Back to work then, and my week-day birding was back to brief snatches. On 3rd I stopped off at Pulias and saw the Wryneck which had been discovered the day before (well, I say “saw”, if you count flushing a wryneck-coloured shape from your feet “seeing”). However, whilst trying to re-find that, I found something much better, a Dune Bee-fly (Villa modesta) buzzing round a patch of sand on the path, the first bee-fly I have ever seen in Guernsey.
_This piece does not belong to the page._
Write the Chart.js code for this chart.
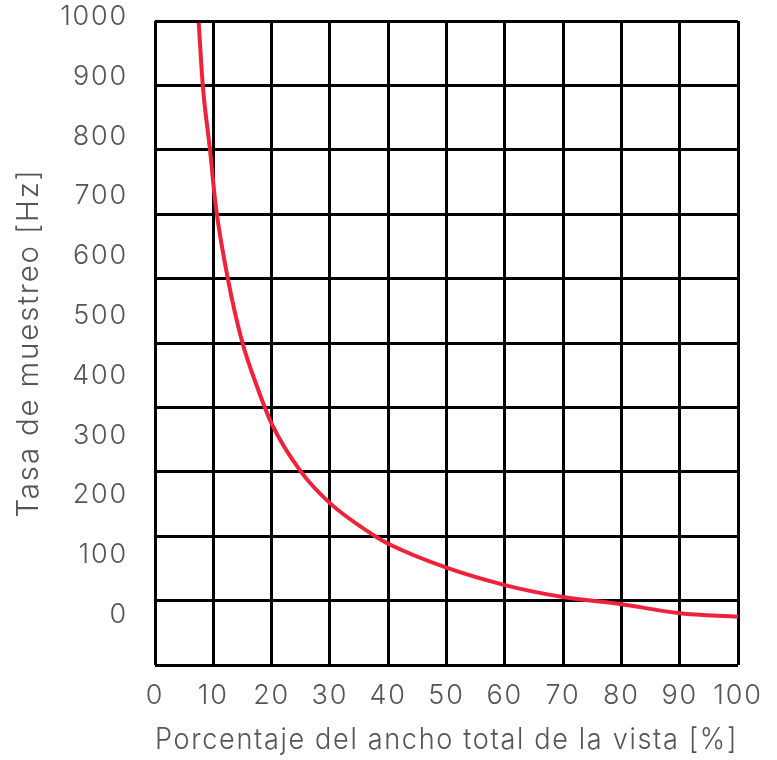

The next weekend arrived and coincided with another suitable seawatching day on 7th Sep at Jaonneuse. Again, it wasn’t really spectacular, but we did see a few things pretty close, the highlight being a superb pale-phase Pomarine Skua with some visible, albeit not very spatulate, ‘spoons’, easily the best I’ve seen in Guernsey. Below is a poor photo (I always fail to remember that I should take video rather than still pics when seawatching). We had already had one more distant Pom earlier in the morning and we also saw 2 Arctic Skuas, 12 Bonxies and a Sooty Shearwater. So nothing super-rare again or any huge movement but seawatching here is so unpredictable. Not only does the wind have to be N or NW on the day itself, but the number of birds also seems to depend on the conditions in the upper channel the day before, as well as the weather in the North Sea a few days previously.
Choosing not to trim the garden Buddleja and letting it grow with abandon has been great this year and we had at least 5 Painted Ladies at once on occasion during the period.